** START **

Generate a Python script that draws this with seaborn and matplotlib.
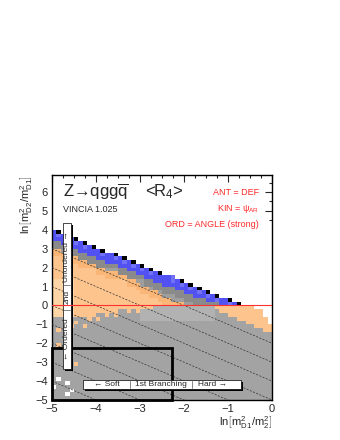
import numpy as np
import pandas as pd
import seaborn as sns
import matplotlib.pyplot as plt
from matplotlib.colors import ListedColormap
from matplotlib.patches import Rectangle

sns.set_style('white')
plt.rcParams['font.family'] = ['Liberation Sans', 'DejaVu Sans']
plt.rcParams['mathtext.fontset'] = 'custom'
plt.rcParams['mathtext.rm'] = 'Liberation Sans'
plt.rcParams['mathtext.it'] = 'Liberation Sans:italic'
plt.rcParams['mathtext.default'] = 'regular'

# binning of the 2D histogram
x_min, x_step, n_cols = -5.0, 0.1, 50
y_min, y_step, n_rows = -5.0, 0.2, 47

# per-column boundaries (x columns -5.0 ... -0.1)
top = [4.0, 4.0, 3.8, 3.8, 3.6, 3.6, 3.4, 3.4, 3.2, 3.2,
       3.0, 3.0, 2.8, 2.8, 2.8, 2.6, 2.6, 2.4, 2.4, 2.2,
       2.2, 2.0, 2.0, 1.8, 1.8, 1.6, 1.6, 1.6, 1.4, 1.4,
       1.2, 1.2, 1.0, 1.0, 0.8, 0.8, 0.6, 0.6, 0.4, 0.4,
       0.4, 0.2, 0.2, 0.0, 0.0, 0.0, 0.0, 0.0, 0.0, 0.0]
blue_lo = [3.4, 3.4, 3.2, 3.2, 3.0, 3.0, 2.8, 2.8, 2.6, 2.6,
           2.4, 2.4, 2.2, 2.2, 2.2, 2.0, 2.0, 1.8, 1.8, 1.6,
           1.6, 1.4, 1.4, 1.2, 1.2, 1.0, 1.0, 1.0, 0.8, 0.8,
           0.6, 0.6, 0.4, 0.4, 0.4, 0.2, 0.2, 0.2, 0.0, 0.0,
           0.0, 0.0, 0.0, 0.0, 0.0, 0.0, 0.0, 0.0, 0.0, 0.0]
orange_top = [3.0, 3.0, 2.8, 2.8, 2.6, 2.6, 2.4, 2.4, 2.2, 2.2,
              2.0, 2.0, 1.8, 1.8, 1.8, 1.6, 1.6, 1.4, 1.4, 1.2,
              1.0, 1.0, 0.8, 0.8, 0.6, 0.4, 0.4, 0.2, 0.2, 0.2,
              0.0, 0.0, 0.0, 0.0, 0.0, 0.0, 0.0, 0.0, 0.0, 0.0,
              0.0, 0.0, 0.0, 0.0, 0.0, 0.0, 0.0, 0.0, 0.0, 0.0]
orange_bot = [-0.6, -0.6, -0.6, -0.6, -0.6, -0.6, -0.6, -0.6, -0.6, -0.6,
              -0.4, -0.4, -0.4, -0.4, -0.4, -0.2, -0.2, -0.2, -0.2, -0.2,
              -0.2, -0.2, -0.2, 0.0, 0.0, 0.0, 0.0, 0.0, 0.0, 0.0,
              0.0, 0.0, 0.0, 0.0, 0.0, 0.0, 0.0, 0.0, 0.0, 0.0,
              0.0, 0.0, 0.0, 0.0, 0.0, 0.0, 0.0, 0.0, 0.0, 0.0]
# hard region below zero (lower right corner)
orange2_lo = [0.0] * 37 + [-0.2, -0.4, -0.4, -0.6, -0.6, -0.8, -0.8,
                           -1.0, -1.0, -1.2, -1.2, -1.4, -1.4]
white_lo = [0.0] * 46 + [-0.2, -0.2, -0.6, -1.0]

# isolated cells (x, y) in the lower left
orange_spot_x = [-4.85, -4.55, -4.45, -4.15, -3.95, -3.75, -3.55, -3.25, -4.85, -4.45, -3.05, -4.25]
orange_spot_y = [-1.3, -1.0, -0.8, -0.7, -0.7, -0.5, -0.5, -0.3, -2.1, -3.1, -0.3, -1.1]
white_spot_x = [-4.82, -4.93, -4.66, -4.57, -4.66]
white_spot_y = [-3.84, -4.30, -4.16, -4.42, -4.68]

colors = ['#ffffff', '#000000', '#5252f2', '#7272f6', '#8a8a8a', '#9e9e9e',
          '#a3a3a3', '#b2b2b2', '#f9b676', '#fdc48e', '#fed5a6']
WHITE, BLACK, BLUE, BLUE_L, GRAY_D, GRAY_M, GRAY, GRAY_L, OR_D, OR, OR_L = range(11)

grid = np.full((n_rows, n_cols), GRAY)
for i in range(n_cols):
    xc = x_min + (i + 0.5) * x_step
    cap = i + 1 < n_cols and top[i + 1] < top[i]
    for j in range(n_rows):
        y = round(y_min + j * y_step, 2)
        if y >= top[i]:
            c = WHITE
        elif y + y_step >= top[i] and cap:
            c = BLACK
        elif y >= blue_lo[i]:
            c = BLUE if y + 2 * y_step < top[i] or not cap else BLUE_L
        elif y >= orange_top[i] and y >= 0:
            c = GRAY_D if y >= blue_lo[i] - 0.4 else GRAY_M
        elif y >= orange_bot[i]:
            if y >= orange_top[i] - 0.4:
                c = OR_D
            elif xc < -4.5 and y < 1.4:
                c = OR_L
            else:
                c = OR
        elif y >= white_lo[i]:
            c = WHITE
        elif y >= orange2_lo[i]:
            c = OR
        elif y >= -0.8 and -3.0 < xc < -1.3:
            c = GRAY_L
        else:
            c = GRAY
        grid[j, i] = c

for xs, ys in zip(orange_spot_x, orange_spot_y):
    grid[int((ys - y_min) // y_step), int((xs - x_min) // x_step)] = OR
for xs, ys in zip(white_spot_x, white_spot_y):
    grid[int((ys - y_min) // y_step), int((xs - x_min) // x_step)] = WHITE

df = pd.DataFrame(grid)


def X(x):
    return (x - x_min) / x_step


def Y(y):
    return (y - y_min) / y_step


fig = plt.figure(figsize=(3.4, 4.4), dpi=100)
ax = fig.add_axes([52 / 340, 1 - 400 / 440, 220 / 340, 225 / 440])
sns.heatmap(df, ax=ax, cmap=ListedColormap(colors), vmin=-0.5, vmax=len(colors) - 0.5,
            cbar=False, xticklabels=False, yticklabels=False)
ax.set_xlim(X(-5), X(0))
ax.set_ylim(Y(-5), Y(6.9))
for s in ax.spines.values():
    s.set_visible(True)
    s.set_color('black')
    s.set_linewidth(1.0)

# dotted contour lines
for c in [3, 2, 1, 0, -1, -2, -3, -4]:
    xs = np.array([-5.0, 0.0])
    ys = c - (xs + 5)
    ax.plot(X(xs), Y(ys), color='#333333', lw=0.5, ls=(0, (3, 2)), zorder=3)

# ticks
ax.set_xticks([X(v) for v in range(-5, 1)])
ax.set_xticklabels([str(v).replace('-', '\u2212') for v in range(-5, 1)])
ax.set_xticks([X(v) for v in np.arange(-5, 0.01, 0.25)], minor=True)
ax.set_yticks([Y(v) for v in range(-5, 7)])
ax.set_yticklabels([str(v).replace('-', '\u2212') for v in range(-5, 7)])
ax.set_yticks([Y(v) for v in np.arange(-5, 6.9, 0.5)], minor=True)
ax.tick_params(which='both', direction='in', top=True, right=True, labelsize=8,
               width=0.8, pad=3)
ax.tick_params(which='major', length=5)
ax.tick_params(which='minor', length=2.5)

# red line at zero
ax.plot([X(-5), X(0)], [Y(0), Y(0)], color='#ff3030', lw=0.8, zorder=6)

# soft region box
ax.add_patch(Rectangle((X(-5), Y(-5)), X(-2.27) - X(-5), Y(-2.27) - Y(-5),
                       fill=False, ec='black', lw=2, zorder=4, clip_on=False))

# vertical label box
px, py = 1 / 44 / x_step, 1 / 19 / y_step
ax.add_patch(Rectangle((X(-4.757) + 2 * px, Y(-3.37) - 2 * py), X(-4.575) - X(-4.757),
                       Y(4.37) - Y(-3.37), fc='black', ec='none', zorder=5))
ax.add_patch(Rectangle((X(-4.757), Y(-3.37)), X(-4.575) - X(-4.757),
                       Y(4.37) - Y(-3.37), fc='white', ec='black', lw=0.5, zorder=5))
vx = X(-4.666)
ax.text(vx, Y(2.6), 'Unordered \u2192', rotation=90, ha='center', va='center', fontsize=6, zorder=7)
ax.text(vx, Y(0.45), '2nd', rotation=90, ha='center', va='center', fontsize=6, zorder=7)
ax.text(vx, Y(-1.8), '\u2190 Ordered', rotation=90, ha='center', va='center', fontsize=6, zorder=7)
for ys in [1.1, -0.25]:
    ax.plot([X(-4.74), X(-4.59)], [Y(ys), Y(ys)], color='#555555', lw=0.5, zorder=7)

# horizontal label box
ax.add_patch(Rectangle((X(-4.30) + 2 * px, Y(-4.42) - 2 * py), X(-0.705) - X(-4.30),
                       Y(-3.95) - Y(-4.42), fc='black', ec='none', zorder=5))
ax.add_patch(Rectangle((X(-4.30), Y(-4.42)), X(-0.705) - X(-4.30),
                       Y(-3.95) - Y(-4.42), fc='white', ec='black', lw=0.5, zorder=5))
hy = Y(-4.185)
ax.text(X(-3.75), hy, '\u2190 Soft', ha='center', va='center', fontsize=6, zorder=7)
ax.text(X(-2.52), hy, '1st Branching', ha='center', va='center', fontsize=6, zorder=7)
ax.text(X(-1.36), hy, 'Hard \u2192', ha='center', va='center', fontsize=6, zorder=7)
for xs in [-3.23, -1.82]:
    ax.plot([X(xs), X(xs)], [Y(-4.38), Y(-3.99)], color='#555555', lw=0.5, zorder=7)

# titles and settings
ax.text(X(-4.75), Y(6.0), 'Z\u2192qgg' + r'$\overline{q}$', fontsize=12, ha='left', va='center')
ax.text(X(-2.89), Y(6.0), r'<R$_4$>', fontsize=12, ha='left', va='center')
ax.text(X(-4.75), Y(5.1), 'VINCIA 1.025', fontsize=6.5, ha='left', va='center')
red = '#ff2a2a'
ax.text(X(-0.3), Y(5.95), 'ANT = DEF', fontsize=6.5, color=red, ha='right', va='center')
ax.text(X(-0.3), Y(5.1), r'KIN = $\psi_{AR}$', fontsize=6.5, color=red, ha='right', va='center')
ax.text(X(-0.3), Y(4.3), 'ORD = ANGLE (strong)', fontsize=6.5, color=red, ha='right', va='center')

fig.text(27 / 340, 1 - 175 / 440, r'ln$\left[m^2_{D2}/m^2_{D1}\right]$', rotation=90,
         ha='center', va='top', fontsize=8)
fig.text(272 / 340, 1 - 414 / 440, r'ln$\left[m^2_{D1}/m^2_{2}\right]$',
         ha='right', va='top', fontsize=8)

fig.savefig('out.png', dpi=100)
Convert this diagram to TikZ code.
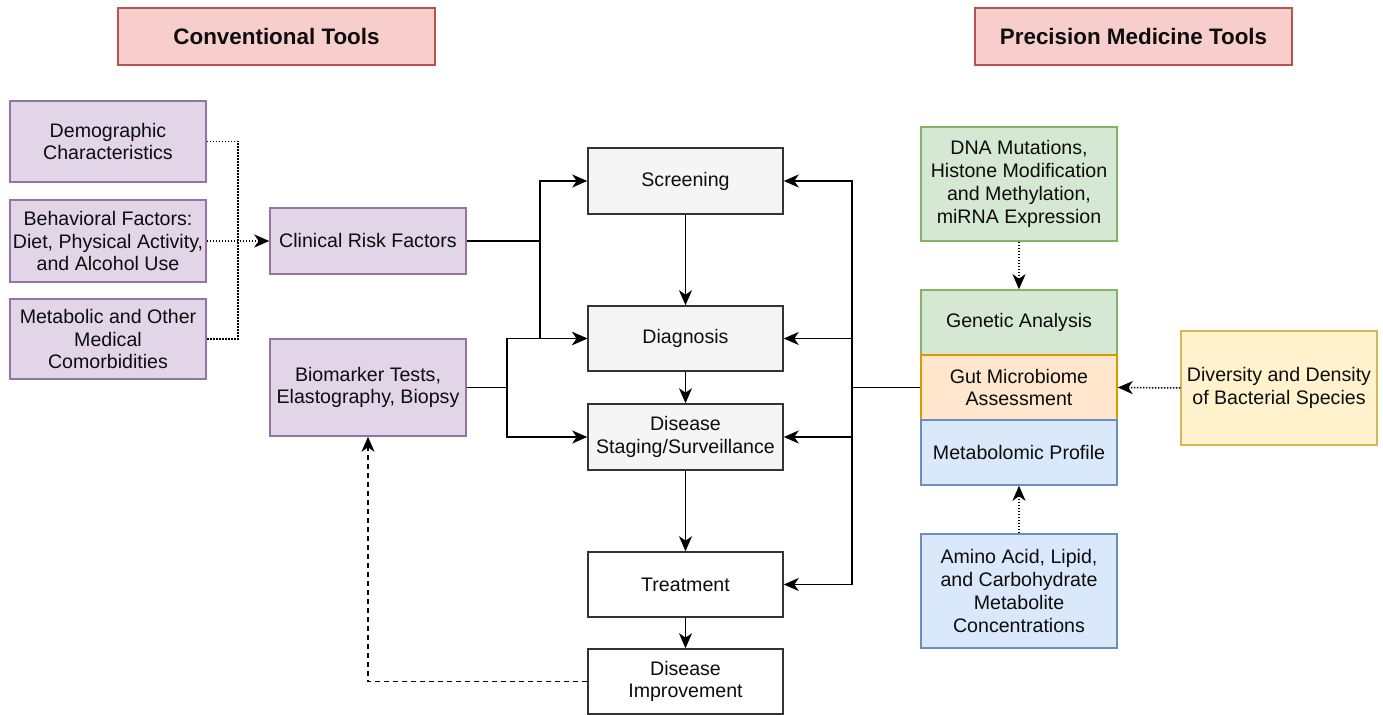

** END **

Short problem ::
Copy exactly the lines running from the beginning of the listing through the line that has "y_min, y_step, n_rows = -5.0, 0.2, 47". Drop the pictures.

Solution for this task ::
Generate a Python script that draws this with seaborn and matplotlib.
import numpy as np
import pandas as pd
import seaborn as sns
import matplotlib.pyplot as plt
from matplotlib.colors import ListedColormap
from matplotlib.patches import Rectangle

sns.set_style('white')
plt.rcParams['font.family'] = ['Liberation Sans', 'DejaVu Sans']
plt.rcParams['mathtext.fontset'] = 'custom'
plt.rcParams['mathtext.rm'] = 'Liberation Sans'
plt.rcParams['mathtext.it'] = 'Liberation Sans:italic'
plt.rcParams['mathtext.default'] = 'regular'

# binning of the 2D histogram
x_min, x_step, n_cols = -5.0, 0.1, 50
y_min, y_step, n_rows = -5.0, 0.2, 47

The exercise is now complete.